Often for bilingual students, particularly recent immigrants, there is no continuity between the stress on English and the American culture between the home and the school. Language specialists have long noted that parents are often less likely to learn the new language than their children. Therefore when there is a decided stress on the removal of the native language from the classroom, this is counteracted by its use in the home and communities from which these students come. This conflict between the goals of the school and the goals of the home cannot continue.
I believe that if more schools attempt to be linguistically inclusive, encourage expression in the native language then parents may be more inclined to work along with the school in helping to assimilate their children into the American culture. The government’s position on the issue is quite clear.
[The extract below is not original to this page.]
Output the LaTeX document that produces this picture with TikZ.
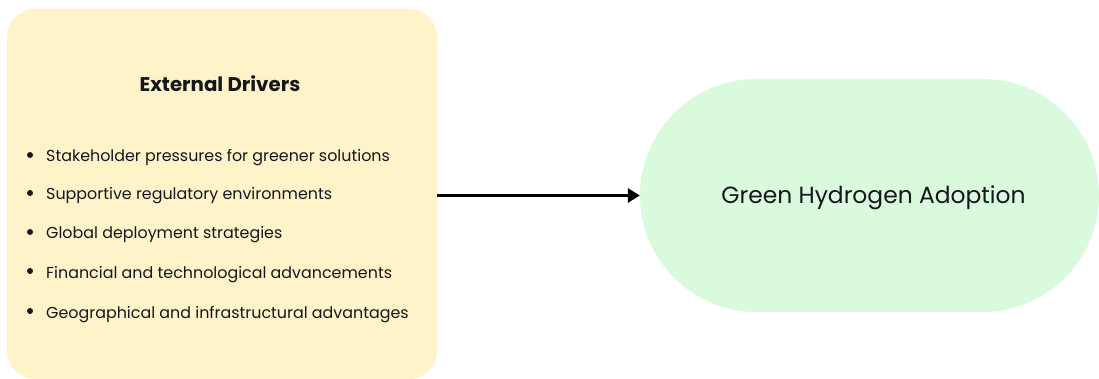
\documentclass[tikz,border=0pt]{standalone}
\usepackage{fontspec}
\setmainfont{Poppins}
\usetikzlibrary{arrows.meta,shapes.misc}
\definecolor{ylw}{RGB}{255,243,201}
\definecolor{grn}{RGB}{218,250,222}
\definecolor{txt}{RGB}{22,22,28}
\tikzset{
  panel/.style={fill=ylw, draw=none, rounded corners=28pt, inner sep=0pt},
  stadium/.style={rounded rectangle, fill=grn, draw=none, inner sep=0pt},
  titletext/.style={text=txt, font=\fontsize{19.8}{23}\selectfont\bfseries, inner sep=0pt, anchor=base},
  goaltext/.style={text=txt, font=\fontsize{23.4}{28}\selectfont, inner sep=0pt, anchor=base},
  item/.style={text=txt, font=\fontsize{15.9}{19}\selectfont, anchor=base west, inner sep=0pt},
  dot/.style={circle, fill=txt, minimum size=6pt, inner sep=0pt},
  arr/.style={-{Triangle[length=12pt,width=14pt]}, line width=3pt, draw=black}
}
\begin{document}
\begin{tikzpicture}[x=1pt,y=-1pt]
\useasboundingbox (0,0) rectangle (1099,379);
\node[panel, minimum width=430pt, minimum height=370pt] (ext) at (222,194) {};
\node[titletext] (title) at (220,92) {External Drivers};
\node[dot] (d1) at (30,155) {};
\node[item] (i1) at (46,162) {Stakeholder pressures for greener solutions};
\node[dot] (d2) at (30,193) {};
\node[item] (i2) at (46,200) {Supportive regulatory environments};
\node[dot] (d3) at (30,232) {};
\node[item] (i3) at (46,239) {Global deployment strategies};
\node[dot] (d4) at (30,271) {};
\node[item] (i4) at (46,278) {Financial and technological advancements};
\node[dot] (d5) at (30,311) {};
\node[item] (i5) at (46,318) {Geographical and infrastructural advantages};
\node[stadium, minimum width=459pt, minimum height=233pt] (goal) at (869.5,195.5) {};
\node[goaltext] (gtext) at (873.5,204) {Green Hydrogen Adoption};
\draw[arr] (ext.east |- goal.west) -- (goal.west);
\end{tikzpicture}
\end{document}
In Title VII of the Elementary and Secondary School Education Act of 1968, official laid out the policy of the government to support, even financially, program that aimed to develop and implement creative methodology that would meet the needs of these special set of students (Cited in Rodriguez, 1999).
Though this position does not explicitly support the use of the native language in the classroom, it implies inclusive rather than exclusive and hostile methodology. I am in no way suggesting that the learning of the English language is not important. In fact it is absolutely necessary for these students to be accommodated into special programs that aim at facilitating their immediate induction into the use of the English language. What I am advocating however, is that the ties to the native country, which is often maintained primarily through language, should not be so readily attacked by the educator seeking to homogenize the classroom.
The curriculum must, in all respects, seek to meet the needs of all learners including those who are not very proficient in the use of the English language. As Good and Brophy (1995, P. 555), mention “although learning English is a part of the program, it is only a part. ” REFERENCES Good, T. L. & Brophy, J. E. (1995). Contemporary Educational Psychology. (5th ed. ). New York: Longman Publishers. Rodriguez, Luis. (1999). Discretion and Destruction: the Debate over Language in California’s Schools. Texas Forum on Civil Liberties and Civil Rights, 4(189), 189-233.